I can’t believe that is never going to happen now.
I just keep expecting to see him. I keep imaging that he’s about to run up the stairs any second, or jump down on me from his bookshelf bed, or try to lick my hair in the morning to wake me up.
And I keep thinking about how scared and sad he must have been at the vet’s office. All alone in a cage, feeling awful, missing us and I can’t even try to stop the tears. I know we can’t control how the people and pets we love will die, I know that. But, Zooey didn’t deserve to be all alone in the end. Zooey would never leave anyone alone if they were hurting or sad.
My wife and I, in our cuter moments, play this call and say game where I ask her a question, like “Who do I love?” or “Who is the best?” or “Who is my favourite?” And for any one of those questions she would call back with “Zooey!” and I would say “Yes, exaclty! Oh, and also you!” And she would say “Yay!” and it hurts my heart so much to know that we can’t ever play that game again. Because my little guy is gone .

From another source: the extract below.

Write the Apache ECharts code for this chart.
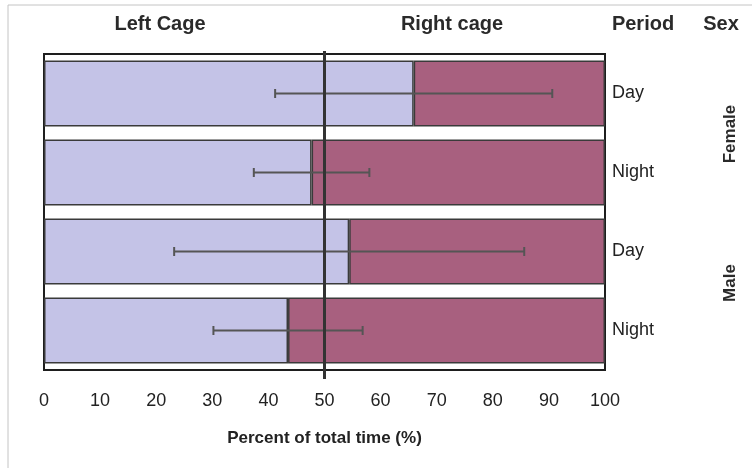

I’ve written 1249 words already about my grief and loss and I can’t imagine anyone is still reading. If you are, you either really love cats or you really love me (or both!) or really hate your job or there’s no Rob Ford news available or you are doing a study on lesbian attachments to cats or something. For whatever reason, thank you. Thank you for letting me share this pain and for being understanding. I know so many people, people who have never had pets or who did but didn’t really “get it” will have no understanding for why or how I could be so distraught over the death of a 7 year old tuxedo cat with a floppy ear. And there’s nothing I can say that will help or make you understand. All I can do is try to write about my grief and my pain as a way to cope. That’s all anyone can really do.
I just, I just really liked him.
Goodnight, Zooey. I already miss you so much.